Levitsky entered graduate school at the University of California, Berkeley, in 1992, about a year after the collapse of the Soviet Union. The “momentous time,” he recalled, pulled him again toward Latin America as the demise of the socialist model of the USSR forced the region’s labor-based and leftist parties to re-evaluate their approach.
“The world was really being thrown up in the air. I knew from early on that I wanted to study this question of how labor-based parties, particularly in Latin America, were responding to globalization.”
The avid Mets fan who proudly displays a baseball signed by Willie Mays on his desk, met his wife during his graduate school years. After attending one of his talks where he described Peru’s government as an “authoritarian democracy,” Liz, a Peruvian journalist studying at Berkeley for a year, challenged him a week later.
“She started ripping into my talk,” he said, “and I immediately fell in love.”
Today the couple has a daughter, Alejandra, who seems to be following in her father’s passionate political footsteps. During the primary season, when Levitsky and his wife were split about supporting Hillary Clinton or Barack Obama, their then 4-year-old adamantly weighed in one morning at breakfast.
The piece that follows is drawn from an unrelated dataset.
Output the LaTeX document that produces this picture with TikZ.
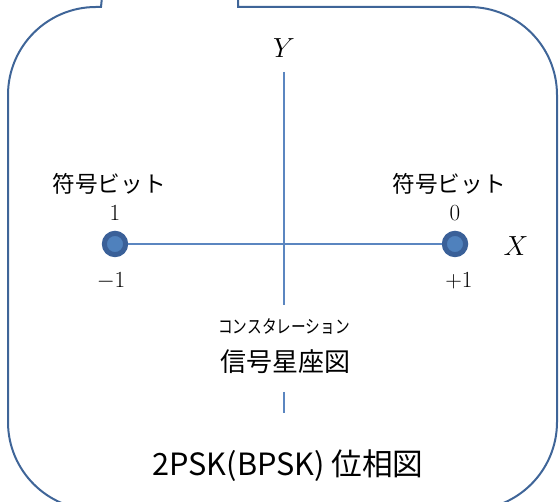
\documentclass[tikz,border=0pt]{standalone}
\usepackage{fontspec}
\newfontfamily\jp{Noto Sans CJK JP}
\definecolor{frame}{HTML}{3F6598}
\definecolor{axis}{HTML}{5B86C0}
\definecolor{dotout}{HTML}{3A6098}
\definecolor{dotin}{HTML}{4F81BD}
\begin{document}
\begin{tikzpicture}[x=0.75pt,y=0.75pt,
  framestyle/.style={draw=frame,line width=1.5pt},
  axisstyle/.style={draw=axis,line width=1.1pt},
  pointdot/.style={circle,fill=dotin,draw=dotout,line width=3.8pt,minimum size=16pt,inner sep=0pt},
  jplabel/.style={font=\jp\fontsize{17}{20}\selectfont,inner sep=0pt},
  numlabel/.style={font=\fontsize{17}{20}\selectfont,inner sep=0pt},
  numlabelb/.style={font=\fontsize{19}{22}\selectfont,inner sep=0pt},
  axlabel/.style={font=\fontsize{20}{24}\selectfont,inner sep=0pt}]
\useasboundingbox (0,0) rectangle (560,502);
\clip (0,0) rectangle (560,502);
% callout frame
\draw[framestyle] (103,515) -- (101,495) -- (96,495)
  arc[start angle=90,end angle=180,radius=66pt] -- (8,80)
  arc[start angle=180,end angle=270,radius=66pt] -- (469,-8)
  arc[start angle=270,end angle=360,radius=66pt] -- (557,407)
  arc[start angle=0,end angle=90,radius=66pt] -- (238,495) -- (238,515);
% axes
\coordinate (ytop) at (284,430);
\coordinate (ybot) at (284,197);
\coordinate (ystubA) at (284,110);
\coordinate (ystubB) at (284,89);
\draw[axisstyle] (ytop) -- (ybot);
\draw[axisstyle] (ystubA) -- (ystubB);
\node[pointdot] (pl) at (115,258) {};
\node[pointdot] (pr) at (455,258) {};
\draw[axisstyle] (pl) -- (pr);
% labels
\node[axlabel] (ylab) at (284,454) {$Y$};
\node[axlabel] (xlab) at (516,256) {$X$};
\node[jplabel] (bitl) at (109,318) {符号ビット};
\node[jplabel] (bitr) at (449,318) {符号ビット};
\node[numlabel] (onel) at (115,289) {$1$};
\node[numlabel] (zeror) at (455,289) {$0$};
\node[numlabelb] (ml) at (111,221) {$-1$};
\node[numlabelb] (pr1) at (459,221) {$+1$};
\node[font=\jp\fontsize{11}{13}\selectfont,inner sep=0pt] (ruby) at (284,175) {\scalebox{1}[1.25]{コンスタレーション}};
\node[font=\jp\fontsize{19.5}{22}\selectfont,inner sep=0pt] (const) at (285,140) {信号星座図};
\node[font=\jp\fontsize{23}{26}\selectfont,inner sep=0pt] (title) at (288,36) {2PSK(BPSK) 位相図};
\end{tikzpicture}
\end{document}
“She jumped into the discussion,” said Levitsky, “pounded her fist on the table and said, ‘No! We’re all voting for Obama!’”
Back in class, Levitsky said he hopes to impart his own passion for politics, along with a lesson about critical thinking. Surprised by how many first-year undergraduates enter his class wanting to “know the answer,” he tries to teach them “how to think critically, how to compare and evaluate different arguments.
“The vast majority of the students that I teach are not going to be political scientists,” he said. “They are going to be citizens, and here at Harvard in many cases, fairly influential and powerful citizens, so it means a lot to me to have a small amount of influence into how these guys think, and hopefully get them a little bit more engaged in politics.”